Kirkby spent three-and-a-half years in Kinkaseki between 1942 and 1945 after being captured in Singapore and then shipped to Taiwan.
Singing the song Down the Mine on the bus to the picturesque Taipei County township yesterday, Kirkby said conditions in the camp’s mine were harsh — unbearably hot and humid. The prisoners had no proper gear and many got sick.
There were also many accidents, he said. One time the roof of the mine caved in, breaking his right arm and leg and injuring his back. He could not work for a month. His back still bothers him to this day.
Kirkby said he went down to the mine in the morning when it was dark and did not come back up until the lights were on. To go to the mine from the camp, Kirkby said he and his fellow prisoners had to climb up and down a mountain, a journey that took hours.
For a hard day’s work, they got only a small bowl of rice with a few vegetables and no meat or fish. Kirkby said if they did not get enough copper out they had to go back to the mine.
They were constantly punished, Kirkby said, beaten with sticks. He saw many of his comrades die in front of him.
“I can never forget them, never forgive them, never,” he said.
When asked whether he still held a grudge against the Japanese, he said “I certainly don’t like them, that’s for sure. The farther they are away from me the better. Let me put it that way.”
Kirkby said coming back to the site brought back bad memories and he was at a loss for words to describe how he felt. He was welling up at one point during the ceremony.

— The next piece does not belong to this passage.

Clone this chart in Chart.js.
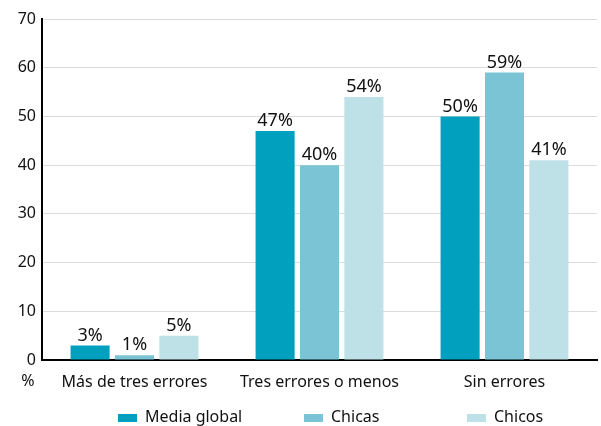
<!DOCTYPE html>
<html>
<head>
<meta charset="utf-8">
<script src="https://cdn.jsdelivr.net/npm/chart.js@4"></script>
<style>
  html, body { margin: 0; padding: 0; background: #fff; }
  #wrap { width: 601px; height: 426px; }
</style>
</head>
<body>
<div id="wrap"><canvas id="chart" width="601" height="426"></canvas></div>
<script>
const categories = ['Más de tres errores', 'Tres errores o menos', 'Sin errores'];
const seriesNames = ['Media global', 'Chicas', 'Chicos'];
const mediaGlobal = [3, 47, 50];
const chicas = [1, 40, 59];
const chicos = [5, 54, 41];
const yTicks = [0, 10, 20, 30, 40, 50, 60, 70];
const colors = ['#00A0BE', '#7AC4D5', '#BEE0E7'];

const FONT = "'Noto Sans', sans-serif";

// value labels above bars
const barLabels = {
    id: 'barLabels',
    afterDatasetsDraw(chart) {
        const ctx = chart.ctx;
        ctx.save();
        ctx.font = '18px ' + FONT;
        ctx.fillStyle = '#111';
        ctx.textAlign = 'center';
        ctx.textBaseline = 'bottom';
        chart.data.datasets.forEach((ds, i) => {
            chart.getDatasetMeta(i).data.forEach((bar, j) => {
                ctx.fillText(ds.data[j] + '%', bar.x, bar.y - 1);
            });
        });
        ctx.restore();
    }
};

// "%" unit under the y axis + legend row along the bottom
const extras = {
    id: 'extras',
    afterDraw(chart) {
        const ctx = chart.ctx;
        const y = chart.scales.y;
        ctx.save();
        ctx.font = '16px ' + FONT;
        ctx.fillStyle = '#111';
        ctx.textAlign = 'center';
        ctx.textBaseline = 'middle';
        ctx.fillText('%', 28, y.bottom + 21);

        const legendX = [118, 304, 467];
        ctx.textAlign = 'left';
        chart.data.datasets.forEach((ds, i) => {
            ctx.fillStyle = ds.backgroundColor;
            ctx.fillRect(legendX[i], 414, 19, 8);
            ctx.fillStyle = '#111';
            ctx.fillText(ds.label, legendX[i] + 27, 417);
        });
        ctx.restore();
    }
};

new Chart(document.getElementById('chart'), {
    type: 'bar',
    data: {
        labels: categories,
        datasets: [
            { label: seriesNames[0], data: mediaGlobal, backgroundColor: colors[0] },
            { label: seriesNames[1], data: chicas, backgroundColor: colors[1] },
            { label: seriesNames[2], data: chicos, backgroundColor: colors[2] }
        ]
    },
    options: {
        responsive: false,
        animation: false,
        categoryPercentage: 0.72,
        barPercentage: 0.88,
        layout: { padding: { top: 19, right: 4, left: 0, bottom: 26 } },
        plugins: {
            legend: { display: false },
            tooltip: { enabled: false }
        },
        scales: {
            x: {
                grid: { display: false },
                border: { color: '#000', width: 2 },
                afterFit: s => { s.height = 40; },
                ticks: { font: { family: FONT, size: 16 }, color: '#111', padding: 5 }
            },
            y: {
                min: 0,
                max: 70,
                afterBuildTicks: s => { s.ticks = yTicks.map(v => ({ value: v })); },
                afterFit: s => { s.width = 42; },
                grid: { color: '#dcdcdc', drawTicks: false },
                border: { color: '#000', width: 2 },
                ticks: { font: { family: FONT, size: 16 }, color: '#111', padding: 6 }
            }
        }
    },
    plugins: [barLabels, extras]
});
</script>
</body>
</html>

“It’s nice to know that some people think of what was happening in the past. It’s definitely important to remember,” he said. “You realize someone cares about you. Someone thinks about you.”
What the Taiwan POW Camps Memorial Society has done for the POWs is more than his government ever did, he said.
Christine Gate, Kirkby’s daughter, said that her father did not speak much about the days at the camp when they were growing up until 30 years ago when he began being active with the reunion with POW survivors. It was a reunion in September that made Kirkby want to come back to the camp, she said.
Gate said when she listened to her father’s tale, it was hard to imagine how a human being could do such things to another human being.
While Kirkby said he will never forget nor forgive his captors, she said the past is gone and it was important to forgive but that she understood her father’s feelings after what he went through.
Kirkby’s son-in-law, Robert Gate, said that the trip was a healing process for his father-in-law. He said Kirkby had shifted unpleasant memories to the back of his mind for many years and now he can accept them and let go.
Michael Hurst, director of the Taiwan POW Camps Memorial Society, said that Kirkby was one of the younger POW survivors, most of whom are in their 90s. He did not foresee many coming back in the future because traveling half way around the world was not easy for them.
“It’s a matter of time and age and health,” he said. “You never know, this could be the last year for the POWs. It’s hard to say.”
“We must never forget the past because if we do, chances are we will end up having another war and we don’t want that,” Hurst said. “It’s important to pass their [the POWs] stories on to generations to come so that they will be remembered and we won’t repeat our mistakes.”